Exercise requirements:
Copy the data that follows exactly. Include no pictures.
******************************
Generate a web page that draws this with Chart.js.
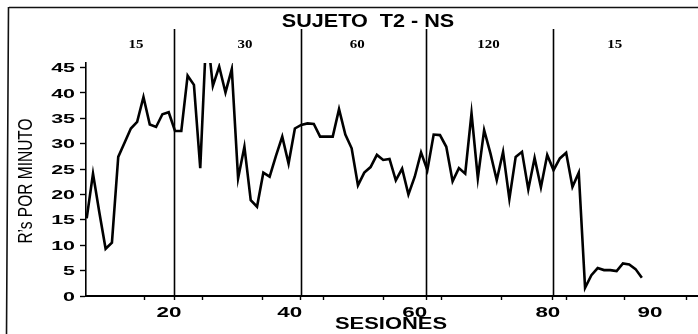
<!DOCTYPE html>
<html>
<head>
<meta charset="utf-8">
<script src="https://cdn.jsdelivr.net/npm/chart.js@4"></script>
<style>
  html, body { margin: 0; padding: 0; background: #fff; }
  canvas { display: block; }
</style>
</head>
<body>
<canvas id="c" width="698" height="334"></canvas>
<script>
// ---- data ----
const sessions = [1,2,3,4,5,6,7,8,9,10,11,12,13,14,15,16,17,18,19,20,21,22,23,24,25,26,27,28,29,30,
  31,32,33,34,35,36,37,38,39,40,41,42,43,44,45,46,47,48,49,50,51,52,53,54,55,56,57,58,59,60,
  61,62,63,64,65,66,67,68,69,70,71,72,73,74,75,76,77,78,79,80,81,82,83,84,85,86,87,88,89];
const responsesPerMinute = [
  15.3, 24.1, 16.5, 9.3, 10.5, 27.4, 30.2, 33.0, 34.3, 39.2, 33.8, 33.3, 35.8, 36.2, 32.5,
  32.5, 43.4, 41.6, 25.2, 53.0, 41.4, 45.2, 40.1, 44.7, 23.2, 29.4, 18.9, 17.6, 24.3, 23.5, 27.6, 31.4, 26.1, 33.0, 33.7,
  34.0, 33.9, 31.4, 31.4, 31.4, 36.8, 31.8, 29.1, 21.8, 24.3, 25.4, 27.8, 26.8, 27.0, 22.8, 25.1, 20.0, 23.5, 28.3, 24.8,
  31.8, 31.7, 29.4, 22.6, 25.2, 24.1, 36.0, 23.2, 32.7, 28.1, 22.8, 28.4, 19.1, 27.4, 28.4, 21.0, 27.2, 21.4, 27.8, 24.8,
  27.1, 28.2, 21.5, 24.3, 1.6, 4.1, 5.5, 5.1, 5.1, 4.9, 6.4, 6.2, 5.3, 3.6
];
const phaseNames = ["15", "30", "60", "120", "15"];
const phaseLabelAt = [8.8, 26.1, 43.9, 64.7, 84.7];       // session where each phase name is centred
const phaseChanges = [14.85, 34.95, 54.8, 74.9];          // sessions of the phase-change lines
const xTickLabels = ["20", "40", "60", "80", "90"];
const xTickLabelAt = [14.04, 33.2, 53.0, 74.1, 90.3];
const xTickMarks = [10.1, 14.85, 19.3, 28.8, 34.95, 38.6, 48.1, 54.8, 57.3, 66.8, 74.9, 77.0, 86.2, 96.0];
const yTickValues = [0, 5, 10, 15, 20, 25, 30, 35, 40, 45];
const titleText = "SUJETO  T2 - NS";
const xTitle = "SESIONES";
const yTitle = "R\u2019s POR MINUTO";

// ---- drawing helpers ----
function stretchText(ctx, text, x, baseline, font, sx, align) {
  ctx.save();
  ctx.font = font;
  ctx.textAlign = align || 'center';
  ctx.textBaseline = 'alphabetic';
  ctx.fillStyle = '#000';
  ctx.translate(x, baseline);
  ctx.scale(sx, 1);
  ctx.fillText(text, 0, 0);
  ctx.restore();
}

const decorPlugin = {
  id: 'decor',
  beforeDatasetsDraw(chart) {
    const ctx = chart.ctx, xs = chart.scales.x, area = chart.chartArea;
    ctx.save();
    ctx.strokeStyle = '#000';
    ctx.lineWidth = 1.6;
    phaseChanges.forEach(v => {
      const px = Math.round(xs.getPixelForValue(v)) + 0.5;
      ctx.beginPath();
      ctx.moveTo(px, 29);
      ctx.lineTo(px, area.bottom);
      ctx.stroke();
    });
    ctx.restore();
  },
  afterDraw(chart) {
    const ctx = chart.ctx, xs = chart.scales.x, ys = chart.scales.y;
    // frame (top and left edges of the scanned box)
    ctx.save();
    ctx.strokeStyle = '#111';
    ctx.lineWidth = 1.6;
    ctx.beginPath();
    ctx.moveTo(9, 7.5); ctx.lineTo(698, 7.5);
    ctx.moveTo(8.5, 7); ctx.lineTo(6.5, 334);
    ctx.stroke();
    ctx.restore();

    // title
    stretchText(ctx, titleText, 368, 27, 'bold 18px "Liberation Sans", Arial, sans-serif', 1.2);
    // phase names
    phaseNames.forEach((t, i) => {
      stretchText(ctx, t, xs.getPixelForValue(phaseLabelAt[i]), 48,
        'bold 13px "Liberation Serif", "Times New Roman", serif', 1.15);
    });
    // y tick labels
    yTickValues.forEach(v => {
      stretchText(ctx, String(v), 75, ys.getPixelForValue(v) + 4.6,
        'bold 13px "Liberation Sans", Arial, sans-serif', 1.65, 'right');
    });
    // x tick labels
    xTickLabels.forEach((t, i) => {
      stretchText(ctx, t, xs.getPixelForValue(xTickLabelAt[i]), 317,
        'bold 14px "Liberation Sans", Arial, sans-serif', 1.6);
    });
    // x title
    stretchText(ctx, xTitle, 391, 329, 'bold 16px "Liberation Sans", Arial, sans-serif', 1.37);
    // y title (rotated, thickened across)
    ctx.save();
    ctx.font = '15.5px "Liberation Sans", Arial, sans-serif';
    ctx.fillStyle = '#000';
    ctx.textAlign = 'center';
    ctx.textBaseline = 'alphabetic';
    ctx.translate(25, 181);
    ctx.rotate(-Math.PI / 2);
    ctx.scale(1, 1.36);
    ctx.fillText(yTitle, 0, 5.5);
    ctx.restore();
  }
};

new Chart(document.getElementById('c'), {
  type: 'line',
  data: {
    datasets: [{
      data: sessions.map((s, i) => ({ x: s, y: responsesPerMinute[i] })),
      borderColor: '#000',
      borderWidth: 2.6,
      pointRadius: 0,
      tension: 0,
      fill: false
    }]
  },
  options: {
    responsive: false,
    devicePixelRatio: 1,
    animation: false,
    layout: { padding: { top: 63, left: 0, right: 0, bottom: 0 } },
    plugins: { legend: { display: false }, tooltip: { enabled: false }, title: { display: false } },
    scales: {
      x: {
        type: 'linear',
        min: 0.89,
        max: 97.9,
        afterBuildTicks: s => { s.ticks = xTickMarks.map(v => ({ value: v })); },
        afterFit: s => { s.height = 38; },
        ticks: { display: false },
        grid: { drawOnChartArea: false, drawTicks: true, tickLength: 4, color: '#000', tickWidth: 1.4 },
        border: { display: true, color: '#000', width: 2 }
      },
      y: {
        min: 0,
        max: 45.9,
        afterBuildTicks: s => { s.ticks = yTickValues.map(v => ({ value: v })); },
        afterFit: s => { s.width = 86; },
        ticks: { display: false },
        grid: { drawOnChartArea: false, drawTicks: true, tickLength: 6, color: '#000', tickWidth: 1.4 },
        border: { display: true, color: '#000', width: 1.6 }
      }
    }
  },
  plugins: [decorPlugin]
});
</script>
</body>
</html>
******************************
Reply to the exercise:
Generate a web page that draws this with Chart.js.
<!DOCTYPE html>
<html>
<head>
<meta charset="utf-8">
<script src="https://cdn.jsdelivr.net/npm/chart.js@4"></script>
<style>
  html, body { margin: 0; padding: 0; background: #fff; }
  canvas { display: block; }
</style>
</head>
<body>
<canvas id="c" width="698" height="334"></canvas>
<script>
// ---- data ----
const sessions = [1,2,3,4,5,6,7,8,9,10,11,12,13,14,15,16,17,18,19,20,21,22,23,24,25,26,27,28,29,30,
  31,32,33,34,35,36,37,38,39,40,41,42,43,44,45,46,47,48,49,50,51,52,53,54,55,56,57,58,59,60,
  61,62,63,64,65,66,67,68,69,70,71,72,73,74,75,76,77,78,79,80,81,82,83,84,85,86,87,88,89];
const responsesPerMinute = [
  15.3, 24.1, 16.5, 9.3, 10.5, 27.4, 30.2, 33.0, 34.3, 39.2, 33.8, 33.3, 35.8, 36.2, 32.5,
  32.5, 43.4, 41.6, 25.2, 53.0, 41.4, 45.2, 40.1, 44.7, 23.2, 29.4, 18.9, 17.6, 24.3, 23.5, 27.6, 31.4, 26.1, 33.0, 33.7,
  34.0, 33.9, 31.4, 31.4, 31.4, 36.8, 31.8, 29.1, 21.8, 24.3, 25.4, 27.8, 26.8, 27.0, 22.8, 25.1, 20.0, 23.5, 28.3, 24.8,
  31.8, 31.7, 29.4, 22.6, 25.2, 24.1, 36.0, 23.2, 32.7, 28.1, 22.8, 28.4, 19.1, 27.4, 28.4, 21.0, 27.2, 21.4, 27.8, 24.8,
  27.1, 28.2, 21.5, 24.3, 1.6, 4.1, 5.5, 5.1, 5.1, 4.9, 6.4, 6.2, 5.3, 3.6
];
const phaseNames = ["15", "30", "60", "120", "15"];
const phaseLabelAt = [8.8, 26.1, 43.9, 64.7, 84.7];       // session where each phase name is centred
const phaseChanges = [14.85, 34.95, 54.8, 74.9];          // sessions of the phase-change lines
const xTickLabels = ["20", "40", "60", "80", "90"];
const xTickLabelAt = [14.04, 33.2, 53.0, 74.1, 90.3];
const xTickMarks = [10.1, 14.85, 19.3, 28.8, 34.95, 38.6, 48.1, 54.8, 57.3, 66.8, 74.9, 77.0, 86.2, 96.0];
const yTickValues = [0, 5, 10, 15, 20, 25, 30, 35, 40, 45];
const titleText = "SUJETO  T2 - NS";
const xTitle = "SESIONES";
const yTitle = "R\u2019s POR MINUTO";

// ---- drawing helpers ----
function stretchText(ctx, text, x, baseline, font, sx, align) {
  ctx.save();
  ctx.font = font;
  ctx.textAlign = align || 'center';
  ctx.textBaseline = 'alphabetic';
  ctx.fillStyle = '#000';
  ctx.translate(x, baseline);
  ctx.scale(sx, 1);
  ctx.fillText(text, 0, 0);
  ctx.restore();
}

const decorPlugin = {
  id: 'decor',
  beforeDatasetsDraw(chart) {
    const ctx = chart.ctx, xs = chart.scales.x, area = chart.chartArea;
    ctx.save();
    ctx.strokeStyle = '#000';
    ctx.lineWidth = 1.6;
    phaseChanges.forEach(v => {
      const px = Math.round(xs.getPixelForValue(v)) + 0.5;
      ctx.beginPath();
      ctx.moveTo(px, 29);
      ctx.lineTo(px, area.bottom);
      ctx.stroke();
    });
    ctx.restore();
  },
  afterDraw(chart) {
    const ctx = chart.ctx, xs = chart.scales.x, ys = chart.scales.y;
    // frame (top and left edges of the scanned box)
    ctx.save();
    ctx.strokeStyle = '#111';
    ctx.lineWidth = 1.6;
    ctx.beginPath();
    ctx.moveTo(9, 7.5); ctx.lineTo(698, 7.5);
    ctx.moveTo(8.5, 7); ctx.lineTo(6.5, 334);
    ctx.stroke();
    ctx.restore();

    // title
    stretchText(ctx, titleText, 368, 27, 'bold 18px "Liberation Sans", Arial, sans-serif', 1.2);
    // phase names
    phaseNames.forEach((t, i) => {
      stretchText(ctx, t, xs.getPixelForValue(phaseLabelAt[i]), 48,
        'bold 13px "Liberation Serif", "Times New Roman", serif', 1.15);
    });
    // y tick labels
    yTickValues.forEach(v => {
      stretchText(ctx, String(v), 75, ys.getPixelForValue(v) + 4.6,
        'bold 13px "Liberation Sans", Arial, sans-serif', 1.65, 'right');
    });
    // x tick labels
    xTickLabels.forEach((t, i) => {
      stretchText(ctx, t, xs.getPixelForValue(xTickLabelAt[i]), 317,
        'bold 14px "Liberation Sans", Arial, sans-serif', 1.6);
    });
    // x title
    stretchText(ctx, xTitle, 391, 329, 'bold 16px "Liberation Sans", Arial, sans-serif', 1.37);
    // y title (rotated, thickened across)
    ctx.save();
    ctx.font = '15.5px "Liberation Sans", Arial, sans-serif';
    ctx.fillStyle = '#000';
    ctx.textAlign = 'center';
    ctx.textBaseline = 'alphabetic';
    ctx.translate(25, 181);
    ctx.rotate(-Math.PI / 2);
    ctx.scale(1, 1.36);
    ctx.fillText(yTitle, 0, 5.5);
    ctx.restore();
  }
};

new Chart(document.getElementById('c'), {
  type: 'line',
  data: {
    datasets: [{
      data: sessions.map((s, i) => ({ x: s, y: responsesPerMinute[i] })),
      borderColor: '#000',
      borderWidth: 2.6,
      pointRadius: 0,
      tension: 0,
      fill: false
    }]
  },
  options: {
    responsive: false,
    devicePixelRatio: 1,
    animation: false,
    layout: { padding: { top: 63, left: 0, right: 0, bottom: 0 } },
    plugins: { legend: { display: false }, tooltip: { enabled: false }, title: { display: false } },
    scales: {
      x: {
        type: 'linear',
        min: 0.89,
        max: 97.9,
        afterBuildTicks: s => { s.ticks = xTickMarks.map(v => ({ value: v })); },
        afterFit: s => { s.height = 38; },
        ticks: { display: false },
        grid: { drawOnChartArea: false, drawTicks: true, tickLength: 4, color: '#000', tickWidth: 1.4 },
        border: { display: true, color: '#000', width: 2 }
      },
      y: {
        min: 0,
        max: 45.9,
        afterBuildTicks: s => { s.ticks = yTickValues.map(v => ({ value: v })); },
        afterFit: s => { s.width = 86; },
        ticks: { display: false },
        grid: { drawOnChartArea: false, drawTicks: true, tickLength: 6, color: '#000', tickWidth: 1.4 },
        border: { display: true, color: '#000', width: 1.6 }
      }
    }
  },
  plugins: [decorPlugin]
});
</script>
</body>
</html>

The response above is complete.